▼▼▼
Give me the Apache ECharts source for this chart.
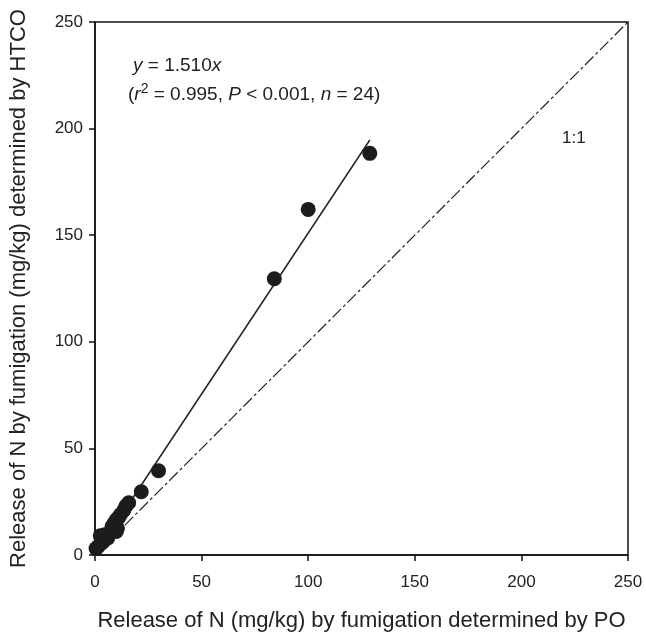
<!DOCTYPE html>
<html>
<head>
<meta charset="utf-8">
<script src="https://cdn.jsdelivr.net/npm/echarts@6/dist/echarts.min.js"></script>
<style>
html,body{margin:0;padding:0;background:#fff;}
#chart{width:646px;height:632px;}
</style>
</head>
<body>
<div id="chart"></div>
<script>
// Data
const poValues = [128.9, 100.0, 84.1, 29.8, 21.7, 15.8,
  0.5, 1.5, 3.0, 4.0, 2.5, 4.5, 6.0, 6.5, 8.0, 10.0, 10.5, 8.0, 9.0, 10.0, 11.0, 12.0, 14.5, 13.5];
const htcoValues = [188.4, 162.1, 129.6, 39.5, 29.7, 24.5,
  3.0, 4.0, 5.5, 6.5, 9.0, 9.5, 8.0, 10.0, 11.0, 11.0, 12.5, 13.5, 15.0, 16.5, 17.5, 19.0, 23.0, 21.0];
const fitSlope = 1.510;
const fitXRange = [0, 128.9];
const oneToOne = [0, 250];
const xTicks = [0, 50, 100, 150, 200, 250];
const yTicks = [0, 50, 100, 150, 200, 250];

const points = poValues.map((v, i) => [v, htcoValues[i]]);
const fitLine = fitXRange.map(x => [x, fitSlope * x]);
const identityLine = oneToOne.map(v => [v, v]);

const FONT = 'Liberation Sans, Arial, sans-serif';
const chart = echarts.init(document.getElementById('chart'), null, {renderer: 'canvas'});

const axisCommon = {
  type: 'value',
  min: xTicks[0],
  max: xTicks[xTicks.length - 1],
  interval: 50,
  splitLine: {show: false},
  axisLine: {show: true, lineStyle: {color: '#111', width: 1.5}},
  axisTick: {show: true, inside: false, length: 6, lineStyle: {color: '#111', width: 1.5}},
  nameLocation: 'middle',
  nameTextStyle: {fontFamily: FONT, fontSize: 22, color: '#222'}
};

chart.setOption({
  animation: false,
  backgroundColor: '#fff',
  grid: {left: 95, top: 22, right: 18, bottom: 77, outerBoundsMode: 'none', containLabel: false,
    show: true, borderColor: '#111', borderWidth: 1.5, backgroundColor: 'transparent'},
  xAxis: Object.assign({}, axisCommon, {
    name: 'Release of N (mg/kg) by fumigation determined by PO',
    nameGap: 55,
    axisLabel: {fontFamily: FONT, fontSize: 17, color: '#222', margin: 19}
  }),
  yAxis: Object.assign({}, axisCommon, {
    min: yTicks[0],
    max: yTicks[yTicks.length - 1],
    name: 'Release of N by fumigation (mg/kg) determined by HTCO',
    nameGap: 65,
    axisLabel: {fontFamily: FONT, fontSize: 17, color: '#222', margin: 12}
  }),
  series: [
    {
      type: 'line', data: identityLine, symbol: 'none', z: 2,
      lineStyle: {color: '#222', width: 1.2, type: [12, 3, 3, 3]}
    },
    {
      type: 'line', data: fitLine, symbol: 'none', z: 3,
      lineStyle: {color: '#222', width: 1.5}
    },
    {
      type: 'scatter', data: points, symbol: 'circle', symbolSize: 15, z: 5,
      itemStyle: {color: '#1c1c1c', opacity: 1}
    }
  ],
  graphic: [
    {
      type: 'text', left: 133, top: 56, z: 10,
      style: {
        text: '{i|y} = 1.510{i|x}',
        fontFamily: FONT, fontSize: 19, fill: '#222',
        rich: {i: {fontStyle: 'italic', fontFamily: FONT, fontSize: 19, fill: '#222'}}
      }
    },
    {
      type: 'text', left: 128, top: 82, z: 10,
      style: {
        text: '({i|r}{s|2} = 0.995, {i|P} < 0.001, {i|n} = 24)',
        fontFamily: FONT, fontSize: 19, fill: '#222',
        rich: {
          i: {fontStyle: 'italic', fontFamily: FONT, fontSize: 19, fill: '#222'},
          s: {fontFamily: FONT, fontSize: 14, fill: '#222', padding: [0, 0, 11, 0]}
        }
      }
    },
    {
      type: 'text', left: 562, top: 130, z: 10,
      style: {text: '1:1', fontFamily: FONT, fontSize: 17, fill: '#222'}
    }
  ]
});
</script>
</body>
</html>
▲▲▲
Job
Write the material out again exactly as it appears, dropping the pictures.

Response to this exercise
Give me the Apache ECharts source for this chart.
<!DOCTYPE html>
<html>
<head>
<meta charset="utf-8">
<script src="https://cdn.jsdelivr.net/npm/echarts@6/dist/echarts.min.js"></script>
<style>
html,body{margin:0;padding:0;background:#fff;}
#chart{width:646px;height:632px;}
</style>
</head>
<body>
<div id="chart"></div>
<script>
// Data
const poValues = [128.9, 100.0, 84.1, 29.8, 21.7, 15.8,
  0.5, 1.5, 3.0, 4.0, 2.5, 4.5, 6.0, 6.5, 8.0, 10.0, 10.5, 8.0, 9.0, 10.0, 11.0, 12.0, 14.5, 13.5];
const htcoValues = [188.4, 162.1, 129.6, 39.5, 29.7, 24.5,
  3.0, 4.0, 5.5, 6.5, 9.0, 9.5, 8.0, 10.0, 11.0, 11.0, 12.5, 13.5, 15.0, 16.5, 17.5, 19.0, 23.0, 21.0];
const fitSlope = 1.510;
const fitXRange = [0, 128.9];
const oneToOne = [0, 250];
const xTicks = [0, 50, 100, 150, 200, 250];
const yTicks = [0, 50, 100, 150, 200, 250];

const points = poValues.map((v, i) => [v, htcoValues[i]]);
const fitLine = fitXRange.map(x => [x, fitSlope * x]);
const identityLine = oneToOne.map(v => [v, v]);

const FONT = 'Liberation Sans, Arial, sans-serif';
const chart = echarts.init(document.getElementById('chart'), null, {renderer: 'canvas'});

const axisCommon = {
  type: 'value',
  min: xTicks[0],
  max: xTicks[xTicks.length - 1],
  interval: 50,
  splitLine: {show: false},
  axisLine: {show: true, lineStyle: {color: '#111', width: 1.5}},
  axisTick: {show: true, inside: false, length: 6, lineStyle: {color: '#111', width: 1.5}},
  nameLocation: 'middle',
  nameTextStyle: {fontFamily: FONT, fontSize: 22, color: '#222'}
};

chart.setOption({
  animation: false,
  backgroundColor: '#fff',
  grid: {left: 95, top: 22, right: 18, bottom: 77, outerBoundsMode: 'none', containLabel: false,
    show: true, borderColor: '#111', borderWidth: 1.5, backgroundColor: 'transparent'},
  xAxis: Object.assign({}, axisCommon, {
    name: 'Release of N (mg/kg) by fumigation determined by PO',
    nameGap: 55,
    axisLabel: {fontFamily: FONT, fontSize: 17, color: '#222', margin: 19}
  }),
  yAxis: Object.assign({}, axisCommon, {
    min: yTicks[0],
    max: yTicks[yTicks.length - 1],
    name: 'Release of N by fumigation (mg/kg) determined by HTCO',
    nameGap: 65,
    axisLabel: {fontFamily: FONT, fontSize: 17, color: '#222', margin: 12}
  }),
  series: [
    {
      type: 'line', data: identityLine, symbol: 'none', z: 2,
      lineStyle: {color: '#222', width: 1.2, type: [12, 3, 3, 3]}
    },
    {
      type: 'line', data: fitLine, symbol: 'none', z: 3,
      lineStyle: {color: '#222', width: 1.5}
    },
    {
      type: 'scatter', data: points, symbol: 'circle', symbolSize: 15, z: 5,
      itemStyle: {color: '#1c1c1c', opacity: 1}
    }
  ],
  graphic: [
    {
      type: 'text', left: 133, top: 56, z: 10,
      style: {
        text: '{i|y} = 1.510{i|x}',
        fontFamily: FONT, fontSize: 19, fill: '#222',
        rich: {i: {fontStyle: 'italic', fontFamily: FONT, fontSize: 19, fill: '#222'}}
      }
    },
    {
      type: 'text', left: 128, top: 82, z: 10,
      style: {
        text: '({i|r}{s|2} = 0.995, {i|P} < 0.001, {i|n} = 24)',
        fontFamily: FONT, fontSize: 19, fill: '#222',
        rich: {
          i: {fontStyle: 'italic', fontFamily: FONT, fontSize: 19, fill: '#222'},
          s: {fontFamily: FONT, fontSize: 14, fill: '#222', padding: [0, 0, 11, 0]}
        }
      }
    },
    {
      type: 'text', left: 562, top: 130, z: 10,
      style: {text: '1:1', fontFamily: FONT, fontSize: 17, fill: '#222'}
    }
  ]
});
</script>
</body>
</html>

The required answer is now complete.